What’s more, I’ve heard from many more readers and writers around the planet and continued to receive lots of intriguing book recommendations. Many of them have sounded so good that I knew I had to share them, so in the last few weeks I’ve spent time going through all the suggestions I’ve had in the last year and updated the list accordingly. Do check it out if you’re planning some literary travels or bookpacking in 2014.

Among the comments, I’ve been particularly pleased to receive suggestions for some of the countries that have very few entries – Fiji, Nepal, Malaysia, the Solomon Islands and Oman are all looking stronger thanks to recent additions and I’m especially intrigued by Veronica’s suggestion of Balys Sruoga’s Forest of the Gods for Lithuania, translated into English by the author’s granddaughter.

It’s also been great to have further tips for some of the most well-represented countries. We now have lots more recommendations of Indian literature written in languages other than English, especially Bengali stories. Hungary and Turkey are also looking formidable, and as several people have told me to read Bosnian writer Meša Selimović’s Death and the Dervish, I’m definitely going to have to give it a go.

As I found last year, there are growing mountains of titles that you feel should be translated into English but are not yet available. Romanian writer Dan Lungu’s Raiul găinilor is one such. According to Cristi, it has been translated into French and her description certainly makes it sound tempting:

‘It’s a novel about the small world of a street at the outskirts of a Romanian city, where people live only to be in the center of attention, and that makes them do whatever it takes to get the attention they crave. It’s immensely hilarious and benefits from the author’s sociological expertise.’

In addition to including your recommendations on the list, I’ve taken the liberty of sticking on some of the international titles I’ve been particularly impressed by recently, among them Jérôme Ferrari’s Where I Left My Soul, an astonishing glimpse inside the torture chambers of the Algerian War, and Chimamanda Ngozi Adichie’s Americanah. Apart from featuring some rather misleading depictions of how quickly and easily blogs develop a following (the heroine’s Lagos blog picks up 1,000 unique visitors in a handful of days without any effort on her part – something most new blogs take weeks if not months and lots of publicising to achieve), this is one of the most insightful and engrossing things I’ve read all year.

It’s also been great to hear from many of the writers whose work I’ve read for this project – Michael Aubertin, Anna Kim, Samson Kambalu, Cecil Browne, Daniel Kelin, Glenville Lovell, Ak Welsapar, Marie-Therese Toyi and Philo Ikonya to name but a few.
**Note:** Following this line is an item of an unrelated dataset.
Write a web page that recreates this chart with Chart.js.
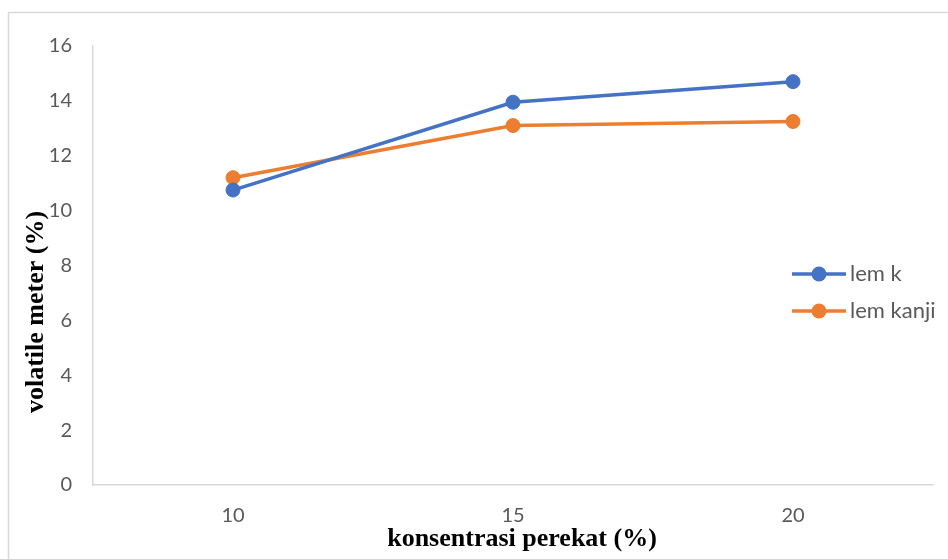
<!DOCTYPE html>
<html>
<head>
<meta charset="utf-8">
<script src="https://cdn.jsdelivr.net/npm/chart.js@4/dist/chart.umd.min.js"></script>
<style>
  html, body { margin: 0; padding: 0; background: #ffffff; }
  #wrap { width: 948px; height: 559px; position: relative; }
</style>
</head>
<body>
<div id="wrap"><canvas id="chart" width="948" height="559"></canvas></div>
<script>
// Adhesive concentration (%) on the x axis
const concentrations = ['10', '15', '20'];
// Volatile matter (%) per adhesive type
const lemK = [10.75, 13.95, 14.7];
const lemKanji = [11.2, 13.1, 13.25];
const seriesNames = ['lem k', 'lem kanji'];
// Value axis range and step
const yMin = 0;
const yMax = 16;
const yStep = 2;
const xTitle = 'konsentrasi perekat (%)';
const yTitle = 'volatile meter (%)';

const BLUE = '#4472C4';
const ORANGE = '#ED7D31';
const TEXT_GREY = '#595959';
const LINE_GREY = '#d9d9d9';

// Outer frame, axis titles and the series key inside the plot
const decorations = {
  id: 'decorations',
  beforeDraw(chart) {
    const ctx = chart.ctx;
    ctx.save();
    ctx.strokeStyle = LINE_GREY;
    ctx.lineWidth = 1.5;
    ctx.beginPath();
    ctx.moveTo(8.5, 559);
    ctx.lineTo(8.5, 12.5);
    ctx.lineTo(948, 12.5);
    ctx.stroke();
    ctx.restore();
  },
  afterDraw(chart) {
    const ctx = chart.ctx;
    ctx.save();
    // axis titles
    ctx.fillStyle = '#000000';
    ctx.font = 'bold 26px "Liberation Serif", "Times New Roman", serif';
    ctx.textAlign = 'center';
    ctx.textBaseline = 'alphabetic';
    ctx.fillText(xTitle, 522, 546);
    ctx.save();
    ctx.translate(43, 312);
    ctx.rotate(-Math.PI / 2);
    ctx.fillText(yTitle, 0, 0);
    ctx.restore();

    // series key
    const x0 = 792, x1 = 846, cx = 819;
    const rows = [274, 311];
    chart.data.datasets.forEach((ds, i) => {
      const y = rows[i];
      ctx.strokeStyle = ds.borderColor;
      ctx.lineWidth = 3.5;
      ctx.lineCap = 'butt';
      ctx.beginPath();
      ctx.moveTo(x0, y);
      ctx.lineTo(x1, y);
      ctx.stroke();
      ctx.fillStyle = ds.pointBackgroundColor;
      ctx.beginPath();
      ctx.arc(cx, y, 7.5, 0, Math.PI * 2);
      ctx.fill();
      ctx.fillStyle = TEXT_GREY;
      ctx.font = '22px Lato, "Open Sans", sans-serif';
      ctx.textAlign = 'left';
      ctx.textBaseline = 'middle';
      ctx.fillText(ds.label, 850, y);
    });
    ctx.restore();
  }
};

new Chart(document.getElementById('chart'), {
  type: 'line',
  data: {
    labels: concentrations,
    datasets: [
      {
        label: seriesNames[0],
        data: lemK,
        borderColor: BLUE,
        backgroundColor: BLUE,
        pointBackgroundColor: BLUE,
        pointBorderColor: BLUE,
        borderWidth: 3.5,
        pointRadius: 7,
        pointBorderWidth: 1,
        tension: 0,
        fill: false
      },
      {
        label: seriesNames[1],
        data: lemKanji,
        borderColor: ORANGE,
        backgroundColor: ORANGE,
        pointBackgroundColor: ORANGE,
        pointBorderColor: ORANGE,
        borderWidth: 3.5,
        pointRadius: 7,
        pointBorderWidth: 1,
        tension: 0,
        fill: false
      }
    ]
  },
  options: {
    responsive: false,
    animation: false,
    layout: { padding: { top: 46, right: 15, bottom: 0, left: 0 } },
    plugins: {
      legend: { display: false },
      tooltip: { enabled: false }
    },
    scales: {
      x: {
        offset: true,
        grid: { display: false, drawTicks: false },
        border: { display: true, color: LINE_GREY, width: 1.5 },
        ticks: {
          color: TEXT_GREY,
          font: { family: 'Lato, "Open Sans", sans-serif', size: 20 },
          padding: 19,
          maxRotation: 0
        },
        afterFit(scale) { scale.height = 74; }
      },
      y: {
        min: yMin,
        max: yMax,
        grid: { display: false, drawTicks: false },
        border: { display: true, color: LINE_GREY, width: 1.5 },
        ticks: {
          stepSize: yStep,
          color: TEXT_GREY,
          font: { family: 'Lato, "Open Sans", sans-serif', size: 20 },
          padding: 21
        },
        afterFit(scale) { scale.width = 93; }
      }
    }
  },
  plugins: [decorations]
});
</script>
</body>
</html>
In fact I was delighted when Philo included one of my comments about Kenya Will You Marry Me? on the cover of her new book, Still Sings the NightbirdIt was also lovely to receive this comment from Ahmed:

‘Hi, Ms Morgan, I am from the tiny islands of Maldives. You chose one of the best books to read about our beliefs, culture and lifestyle. Just now informed Mr. Abdulla Sadiq of your choice. He was delighted. What a great idea!’

It made me smile to think that Abdulla Sadiq could know the influence his freely available translation of his homeland’s classic story Dhon Hiyala and Ali Fulhu has had on a random person on the other side of the world.

Finally, I’ve been delighted to hear from more of the growing army of world readers and book groups embarking on global projects around the planet. From those who’ve been going for years, to those who started yesterday and from those reading under all sorts of time, genre and setting constraints to those simply seeing what they can find, there seem to be more and more of us with every week that passes. This is testament to the extraordinary times we live in and can only be a good thing. I hope my list helps you navigate some of the rockiest terrain and look forward to updating it further as exciting new literary territory opens up for English-language readers around the globe.

Thanks again for all your interest and support. It continues to be a great encouragement as I settle down to write the final draft of Reading the World: Postcards from my bookshelf (published by Harvill Secker in 2015) in the coming weeks.

A very happy new year to you all. Watch this space.